Şayeste Hanım (; ; "the best";  1838 – 11 February 1912) was a consort of Sultan Abdulmejid I of the Ottoman Empire.

Early life
Of Abkhazian origin and member of princely family of Inalipa, Şayeste Hanım was born in 1838. She had one sister, Hüsnidil Hanım, who was the wife of a certain Safvet Pasha. She was also related to Kabasalal Çerkes Mehmed Pasha.

Marriage
Şayeste married Abdulmejid in 1851, and was given the title of "Sixth Ikbal". A year after the marriage, on 3 February 1853, she gave birth to her first child, a son, Şehzade Abdüllah, stillborn. 

In 1853, she was elevated to the title of "Fifth Ikbal", in 1854, she was elevated to the title of "Fourth Ikbal", and in 1856, she was elevated to the title of "Third Ikbal". On 30 September 1856, she gave birth to her second child, a daughter, Naile Sultan (called also Nadile Sultan). 

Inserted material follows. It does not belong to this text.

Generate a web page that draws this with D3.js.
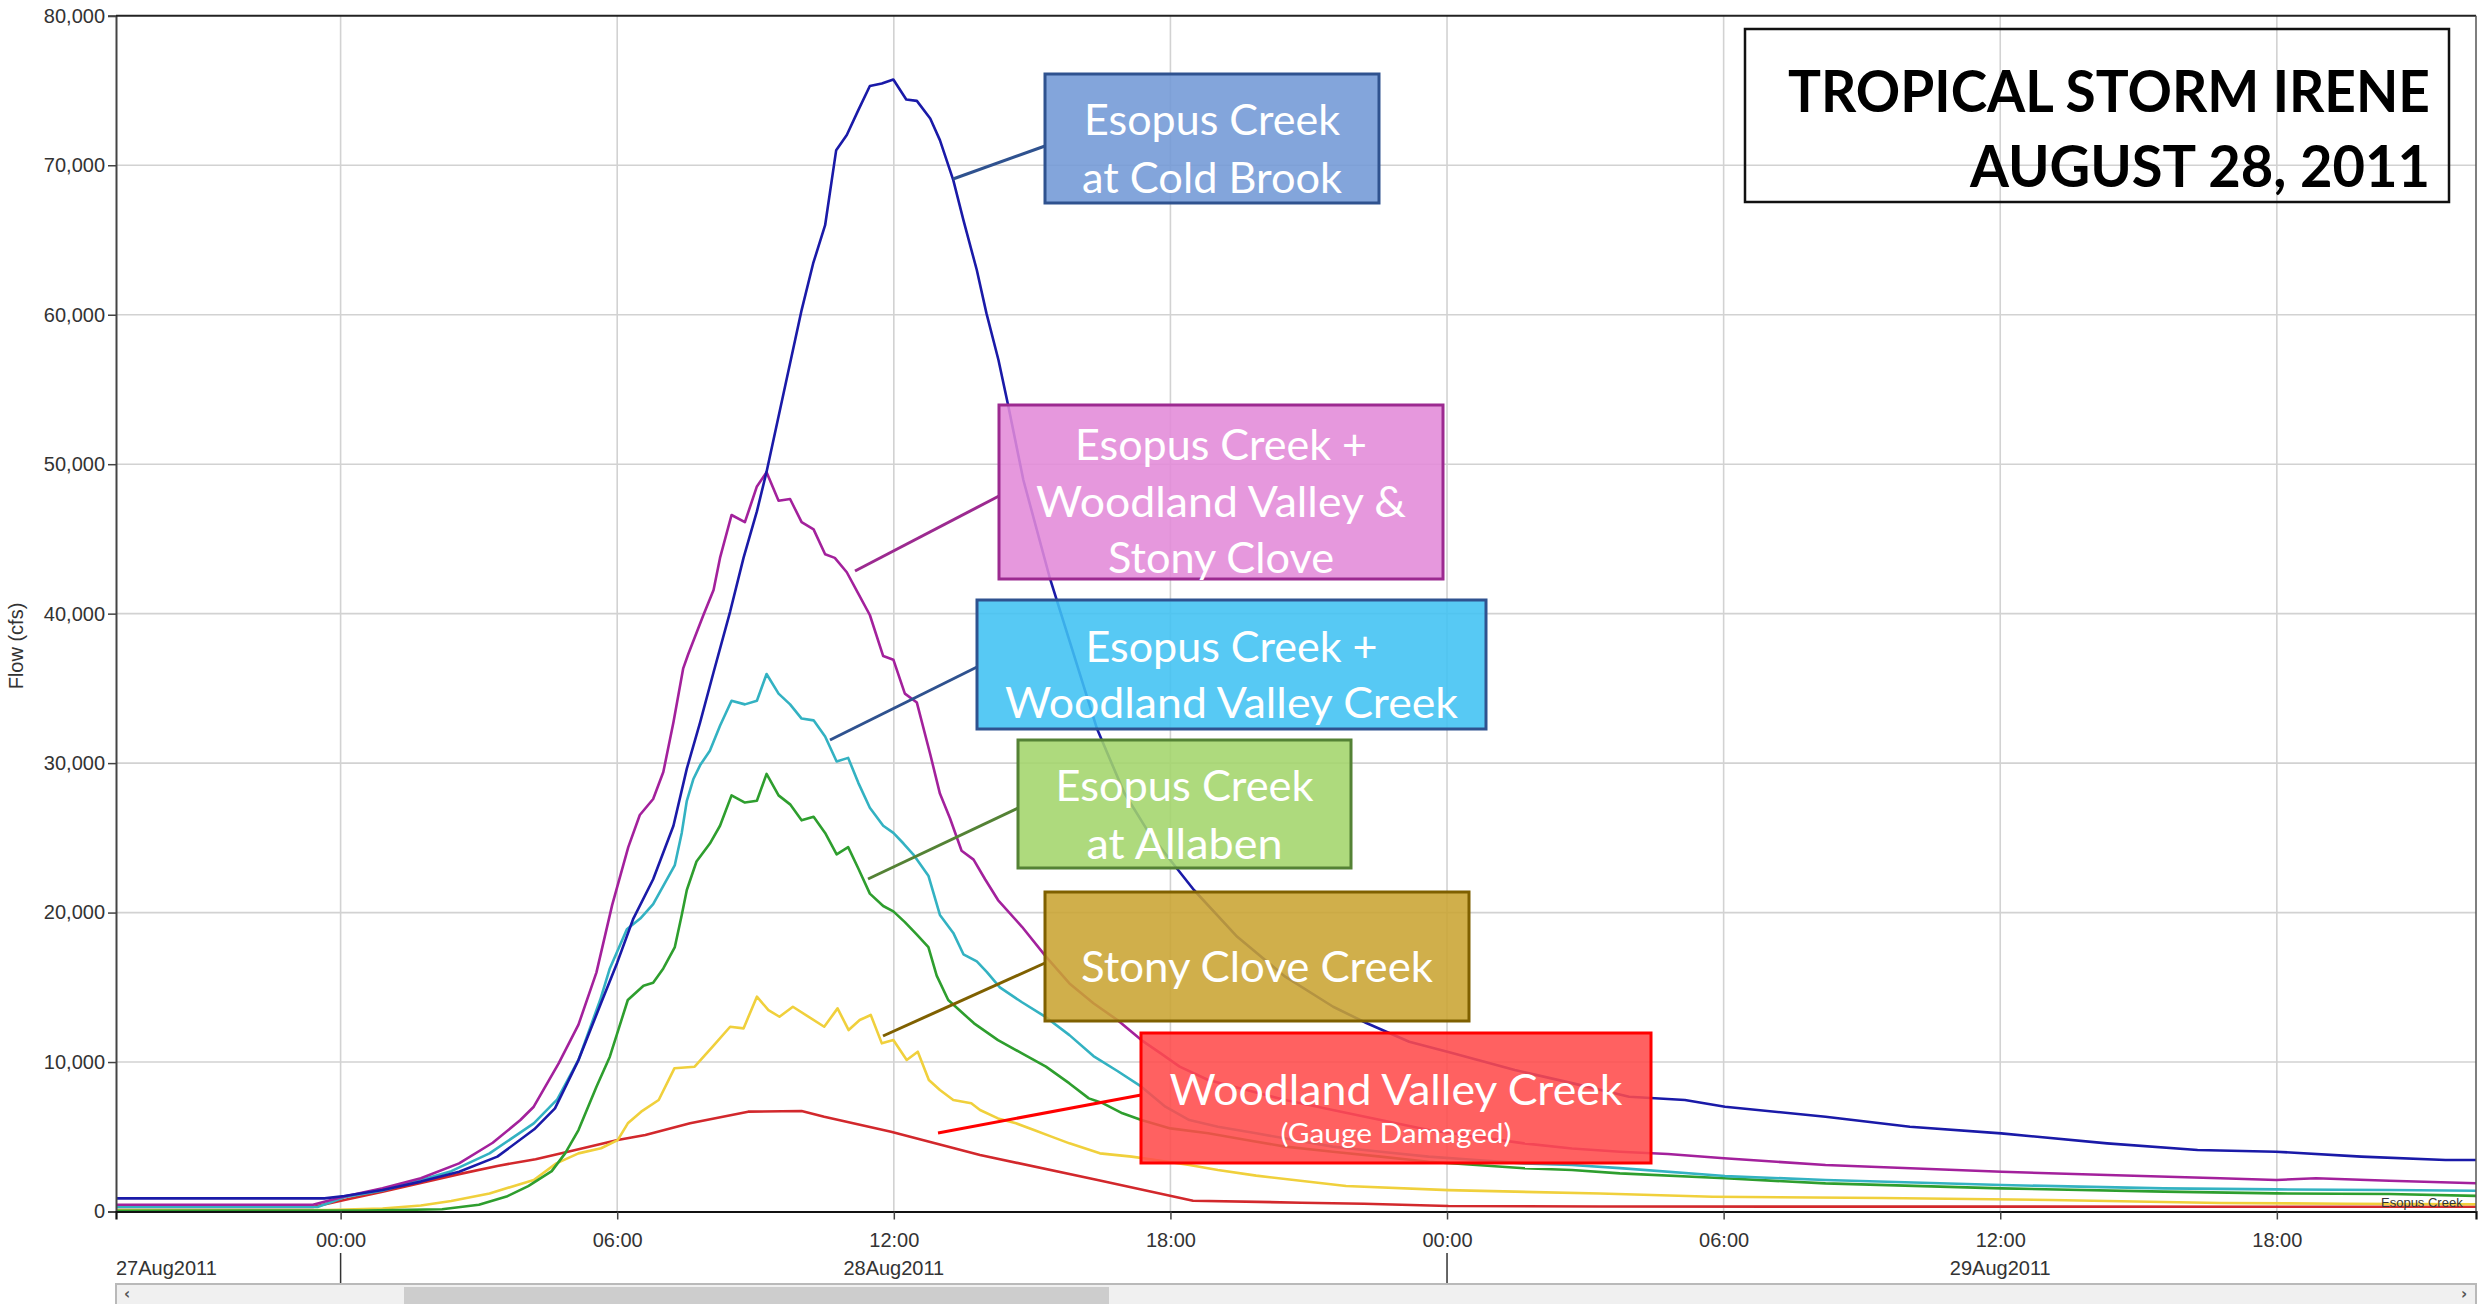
<!DOCTYPE html>
<html><head><meta charset="utf-8">
<script src="https://cdn.jsdelivr.net/npm/d3@7"></script>
<style>body{margin:0;background:#fff;overflow:hidden} svg{display:block}</style>
</head><body>
<svg id="c" width="2484" height="1304"></svg>
<script>
// ---------- DATA (hours relative to 28Aug2011 00:00, flow in cfs) ----------
const seriesNames = ["Esopus Creek at Cold Brook","Esopus Creek + Woodland Valley & Stony Clove","Esopus Creek + Woodland Valley Creek","Esopus Creek at Allaben","Stony Clove Creek","Woodland Valley Creek"];

const coldBrookHours = [-4.9,-0.35,0.08,0.91,1.74,2.57,3.4,4.2,4.65,5.16,5.65,6.0,6.35,6.78,7.22,7.51,7.80,8.09,8.45,8.74,9.03,9.24,10.0,10.25,10.51,10.75,10.98,11.23,11.48,11.74,11.99,12.27,12.50,12.79,13.0,13.29,13.51,13.80,14.01,14.27,14.48,14.81,15.39,15.54,16.41,17.0,17.5,18.0,18.51,19.45,20.49,21.53,22.25,23.18,24.11,25.47,26.71,27.95,29.16,30.03,32.21,34.04,36.02,38.32,40.28,41.98,43.83,45.66,46.4];
const coldBrookFlow  = [880,880,1040,1440,2000,2660,3670,5500,6900,10130,13950,16650,19600,22230,25810,29630,32740,36080,40140,43730,46840,49500,60310,63430,65990,71010,72020,73690,75300,75470,75740,74400,74310,73130,71680,69010,66330,62990,60090,56970,53950,48940,42320,40860,32280,28000,25500,23500,21510,18380,15710,13700,12610,11360,10600,9470,8590,7680,7460,7010,6340,5670,5230,4560,4110,4000,3670,3450,3450];

const wvscHours = [-4.9,-0.6,0.08,0.91,1.74,2.57,3.3,3.9,4.19,4.73,5.16,5.55,5.89,6.24,6.49,6.78,7.0,7.22,7.43,7.54,7.87,8.09,8.23,8.48,8.77,9.03,9.24,9.50,9.75,10.0,10.26,10.51,10.72,10.98,11.23,11.48,11.77,11.99,12.24,12.50,12.79,13.0,13.22,13.47,13.73,13.98,14.26,14.78,15.30,15.81,16.33,16.85,17.37,17.79,18.2,18.82,19.65,20.49,21.52,22.56,23.6,24.64,25.67,26.71,27.75,28.79,30.01,32.21,36.03,38.33,40.77,41.99,42.85,44.44,46.4];
const wvscFlow  = [450,450,1000,1550,2220,3220,4600,6120,7010,9910,12500,16000,20500,24380,26530,27600,29400,32740,36320,37280,39910,41580,43730,46600,46120,48510,49460,47550,47670,46120,45640,43970,43730,42770,41340,39910,37160,36920,34650,34050,30590,27960,26290,24140,23540,22230,20840,19050,17050,15260,13930,12810,11470,10580,9690,8800,8130,7460,6790,6120,5450,5000,4560,4220,4000,3850,3560,3110,2660,2440,2220,2110,2220,2060,1880];

const wvHours = [-4.9,-0.5,0.08,0.91,1.74,2.4,3.23,4.19,4.7,5.16,5.63,5.84,6.21,6.50,6.78,7.25,7.40,7.51,7.65,7.80,8.01,8.23,8.48,8.77,9.03,9.24,9.50,9.75,10.0,10.26,10.51,10.76,11.01,11.23,11.48,11.77,11.99,12.21,12.42,12.75,13.0,13.29,13.51,13.8,14.02,14.3,14.78,15.30,15.81,16.33,16.85,17.37,17.89,18.41,19.03,19.86,20.69,21.52,22.56,23.6,24.64,25.67,26.71,27.75,30.03,32.21,36.03,39.55,41.99,44.44,46.4];
const wvFlow  = [300,300,950,1400,2110,2700,3890,5900,7500,10140,14150,16260,18880,19600,20560,23180,25330,27480,28920,29870,30830,32500,34170,33930,34170,35960,34650,33930,32980,32860,31780,30110,30350,28680,27010,25810,25330,24620,23900,22470,19840,18640,17210,16730,16020,15000,14000,13000,11800,10400,9400,8350,7010,6120,5670,5230,4780,4340,4000,3670,3450,3220,3110,2900,2370,2110,1770,1550,1480,1440,1390];

const allabenHours = [-4.9,0.5,2.2,3.0,3.6,4.07,4.58,4.87,5.16,5.55,5.84,6.23,6.57,6.78,7.0,7.25,7.40,7.51,7.72,8.01,8.23,8.48,8.77,9.03,9.24,9.50,9.75,10.0,10.26,10.51,10.76,11.01,11.23,11.48,11.77,11.99,12.24,12.50,12.75,12.93,13.18,13.74,14.26,14.78,15.30,15.81,16.23,16.54,16.96,17.37,18.0,18.82,19.65,20.49,21.52,22.56,23.6,24.64,25.67,26.71,27.75,30.03,32.21,36.03,39.55,41.99,44.44,46.4];
const allabenFlow  = [50,60,150,450,1000,1700,2700,3890,5450,8350,10360,14150,15100,15300,16260,17690,19840,21510,23420,24620,25810,27840,27360,27480,29280,27840,27240,26170,26410,25330,23900,24380,22950,21270,20440,20080,19360,18530,17690,15780,14150,12590,11470,10580,9690,8570,7570,7240,6570,6120,5560,5230,4780,4340,4000,3670,3330,3110,2890,2780,2550,2220,1880,1550,1330,1210,1170,1040];

const stonyHours = [-4.9,-0.3,0.91,1.74,2.4,3.23,4.19,4.68,5.16,5.65,6.01,6.23,6.52,6.9,7.24,7.68,8.07,8.45,8.74,9.03,9.28,9.52,9.81,10.49,10.78,11.02,11.26,11.5,11.74,11.99,12.28,12.52,12.76,13.0,13.29,13.68,13.87,14.26,14.65,15.04,15.42,15.81,16.47,17.16,17.68,18.41,19.03,19.86,21.81,24.03,27.32,29.76,33.44,37.1,40.77,43.5,46.4];
const stonyFlow  = [100,100,200,400,700,1210,2110,3220,3890,4230,4780,5900,6680,7460,9580,9690,11030,12360,12250,14370,13480,13030,13700,12360,13590,12140,12810,13150,11250,11470,10140,10690,8800,8130,7460,7240,6790,6230,5900,5450,5010,4560,3890,3670,3450,3110,2780,2400,1710,1430,1200,990,900,770,570,520,480];

const woodlandHours = [-4.9,-0.6,0.08,0.91,1.74,2.57,3.4,4.23,5.07,6.01,6.61,7.58,8.84,10.0,10.49,11.94,13.87,16.42,18.49,20.84,22.2,24.03,27.3,46.4];
const woodlandFlow  = [300,300,770,1330,1900,2500,3050,3500,4100,4780,5120,5900,6680,6720,6340,5340,3780,2110,720,590,520,370,330,320];

const yTicks = [0,10000,20000,30000,40000,50000,60000,70000,80000];
const dateLabels = ["27Aug2011","28Aug2011","29Aug2011"];
const titleLines = ["TROPICAL STORM IRENE","AUGUST 28, 2011"];

// ---------- LAYOUT ----------
const svg = d3.select("#c");
const L = 116, R = 2476, T = 15.8, B = 1211.5;
const t0 = new Date(2011, 7, 28, 0, 0, 0);
const toDate = h => new Date(t0.getTime() + h * 3600e3);
const x = d3.scaleTime().domain([toDate(-4.872), toDate(46.32)]).range([L, R]);
const y = d3.scaleLinear().domain([0, 80000]).range([B, T]);

svg.append("defs").append("clipPath").attr("id","plot")
  .append("rect").attr("x",L).attr("y",T).attr("width",R-L).attr("height",B-T);

const sixH = d3.timeHour.every(6).range(toDate(-4.872), toDate(46.32));

// grid
const grid = svg.append("g");
grid.selectAll("line.v").data(sixH).join("line")
  .attr("x1",d=>x(d)).attr("x2",d=>x(d)).attr("y1",T).attr("y2",B)
  .attr("stroke","#d2d2d2").attr("stroke-width",1.6);
grid.selectAll("line.h").data(yTicks.filter(v=>v>0 && v<80000)).join("line")
  .attr("x1",L).attr("x2",R).attr("y1",d=>y(d)).attr("y2",d=>y(d))
  .attr("stroke","#d2d2d2").attr("stroke-width",1.6);

// series
const series = [
  {h: woodlandHours, v: woodlandFlow, c: "#d2282c"},
  {h: stonyHours, v: stonyFlow, c: "#f0d03c"},
  {h: allabenHours, v: allabenFlow, c: "#2e9e2e"},
  {h: wvHours, v: wvFlow, c: "#33b2c2"},
  {h: wvscHours, v: wvscFlow, c: "#a3219c"},
  {h: coldBrookHours, v: coldBrookFlow, c: "#1a1aa8"}
];
const line = d3.line().x(d=>x(toDate(d[0]))).y(d=>y(d[1]));
const lg = svg.append("g").attr("clip-path","url(#plot)");
series.forEach(s => {
  lg.append("path").datum(d3.zip(s.h, s.v))
    .attr("d", line).attr("fill","none").attr("stroke", s.c)
    .attr("stroke-width", 2.6).attr("stroke-linejoin","round");
});
lg.append("text").attr("x",2381).attr("y",1207).text("Esopus Creek")
  .attr("font-family","Liberation Sans, Arial").attr("font-size",13).attr("fill","#333");

// axes
const yAxis = d3.axisLeft(y).tickValues(yTicks).tickSize(8).tickPadding(3).tickFormat(d3.format(","));
const gy = svg.append("g").attr("transform",`translate(${L},0)`).call(yAxis);
gy.select(".domain").attr("stroke","#444").attr("stroke-width",2);
gy.selectAll(".tick line").attr("stroke","#444").attr("stroke-width",1.5);
gy.selectAll("text").attr("font-family","Liberation Sans, Arial").attr("font-size",20).attr("fill","#333");

const xAxis = d3.axisBottom(x).tickValues(sixH).tickSize(8).tickPadding(13).tickFormat(d3.timeFormat("%H:%M"));
const gx = svg.append("g").attr("transform",`translate(0,${B})`).call(xAxis);
gx.select(".domain").attr("stroke","#111").attr("stroke-width",2.2);
gx.selectAll(".tick line").attr("stroke","#444").attr("stroke-width",1.5);
gx.selectAll("text").attr("font-family","Liberation Sans, Arial").attr("font-size",20).attr("fill","#333");

// frame top/right
svg.append("line").attr("x1",L).attr("x2",R).attr("y1",T).attr("y2",T).attr("stroke","#222").attr("stroke-width",2);
svg.append("line").attr("x1",R).attr("x2",R).attr("y1",T).attr("y2",B).attr("stroke","#555").attr("stroke-width",1.5);

// day separators and date labels
const midnights = sixH.filter(d => d.getHours() === 0);
svg.selectAll("line.day").data(midnights).join("line")
  .attr("x1",d=>x(d)).attr("x2",d=>x(d)).attr("y1",1253).attr("y2",1283)
  .attr("stroke","#333").attr("stroke-width",1.5);
const noonDates = [toDate(12), toDate(36)];
svg.append("text").attr("x",L).attr("y",1275).text(dateLabels[0])
  .attr("font-family","Liberation Sans, Arial").attr("font-size",20).attr("fill","#333");
svg.selectAll("text.date").data(noonDates).join("text")
  .attr("x",d=>x(d)).attr("y",1275).attr("text-anchor","middle")
  .text((d,i)=>dateLabels[i+1])
  .attr("font-family","Liberation Sans, Arial").attr("font-size",20).attr("fill","#333");

// y label
svg.append("text").attr("transform","translate(23,646) rotate(-90)").attr("text-anchor","middle")
  .text("Flow (cfs)").attr("font-family","Liberation Sans, Arial").attr("font-size",20).attr("fill","#333");

// scrollbar
svg.append("rect").attr("x",L).attr("y",1284).attr("width",R-L).attr("height",24)
  .attr("fill","#f0f0f0").attr("stroke","#b9b9b9").attr("stroke-width",2);
svg.append("rect").attr("x",404).attr("y",1287).attr("width",705).attr("height",17).attr("fill","#cdcdcd");
svg.append("text").attr("x",124).attr("y",1299).text("‹").attr("font-family","DejaVu Sans").attr("font-size",15).attr("font-weight",700).attr("fill","#555");
svg.append("text").attr("x",2461).attr("y",1299).text("›").attr("font-family","DejaVu Sans").attr("font-size",15).attr("font-weight",700).attr("fill","#555");

// annotations
const ann = [
  {box:[1045,74,1379,203], fill:"#7298d6", stroke:"#2f528f", lead:[953,179,1045,146],
   lines:[["Esopus Creek",135,256,42],["at Cold Brook",193,260,42]]},
  {box:[999,405,1443,579], fill:"#e38ad8", stroke:"#9c2a90", lead:[855,571,999,496],
   lines:[["Esopus Creek +",460,292,42],["Woodland Valley &",517,370,42],["Stony Clove",573,226,42]]},
  {box:[977,600,1486,729], fill:"#40c2f2", stroke:"#2f528f", lead:[830,740,977,667],
   lines:[["Esopus Creek +",662,292,42],["Woodland Valley Creek",718,453,42]]},
  {box:[1018,740,1351,868], fill:"#a3d56b", stroke:"#548235", lead:[868,879,1018,808],
   lines:[["Esopus Creek",801,258,42],["at Allaben",859,196,42]]},
  {box:[1045,892,1469,1021], fill:"#c9a432", stroke:"#7f6000", lead:[883,1036,1045,963],
   lines:[["Stony Clove Creek",982,352,42]]},
  {box:[1141,1033,1651,1163], fill:"#ff4b4b", stroke:"#ff0000", lead:[938,1133,1141,1095],
   lines:[["Woodland Valley Creek",1105,453,42],["(Gauge Damaged)",1143,231,27]]}
];
const ag = svg.append("g");
ann.forEach(a => {
  ag.append("line").attr("x1",a.lead[0]).attr("y1",a.lead[1]).attr("x2",a.lead[2]).attr("y2",a.lead[3])
    .attr("stroke",a.stroke).attr("stroke-width",3);
});
ann.forEach(a => {
  const [x0,y0,x1,y1] = a.box;
  ag.append("rect").attr("x",x0).attr("y",y0).attr("width",x1-x0).attr("height",y1-y0)
    .attr("fill",a.fill).attr("fill-opacity",0.88).attr("stroke",a.stroke).attr("stroke-width",3);
  a.lines.forEach(([t,by,w,fs]) => {
    ag.append("text").attr("x",(x0+x1)/2).attr("y",by).attr("text-anchor","middle")
      .attr("font-family","Lato, Open Sans, sans-serif").attr("font-size",fs).attr("fill","#fff")
      .attr("textLength",w).attr("lengthAdjust","spacingAndGlyphs").text(t);
  });
});

// title box
svg.append("rect").attr("x",1745).attr("y",29).attr("width",704).attr("height",173)
  .attr("fill","none").attr("stroke","#111").attr("stroke-width",2.5);
svg.append("text").attr("x",2430).attr("y",112).attr("text-anchor","end")
  .attr("font-family","Lato, sans-serif").attr("font-weight",700).attr("font-size",58)
  .attr("textLength",642).attr("lengthAdjust","spacingAndGlyphs").attr("fill","#000").text(titleLines[0]);
svg.append("text").attr("x",2430).attr("y",187).attr("text-anchor","end")
  .attr("font-family","Lato, sans-serif").attr("font-weight",700).attr("font-size",58)
  .attr("textLength",460).attr("lengthAdjust","spacingAndGlyphs").attr("fill","#000").text(titleLines[1]);
</script>
</body></html>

In 1858–59, she commissioned a mosque in Üsküdar. She was known for living beyond her means, and was sued for non-payment of a debt. She was widowed at Abdulmejid's death on 25 June 1861.

Widowhood
After Gülistü Kadın's death in 1861, a newborn Şehzade Mehmed Vahideddin (future Mehmed VI) was entrusted in her care. The prince had a rough time with his overbearing stepmother, and at the age of 16 he left his stepmother's mansion with the three servants who had been serving him since childhood. 

In 1876, She had her daughter, Naile Sultan, married to her relative Kabasakal Çerkeş Mehmed Paşa. Naile died four years later on 7 January 1882 at the age of 25. After Naile's death, Mehmed Pasha married Esma Sultan, the daughter of Sultan Abdulaziz in 1889.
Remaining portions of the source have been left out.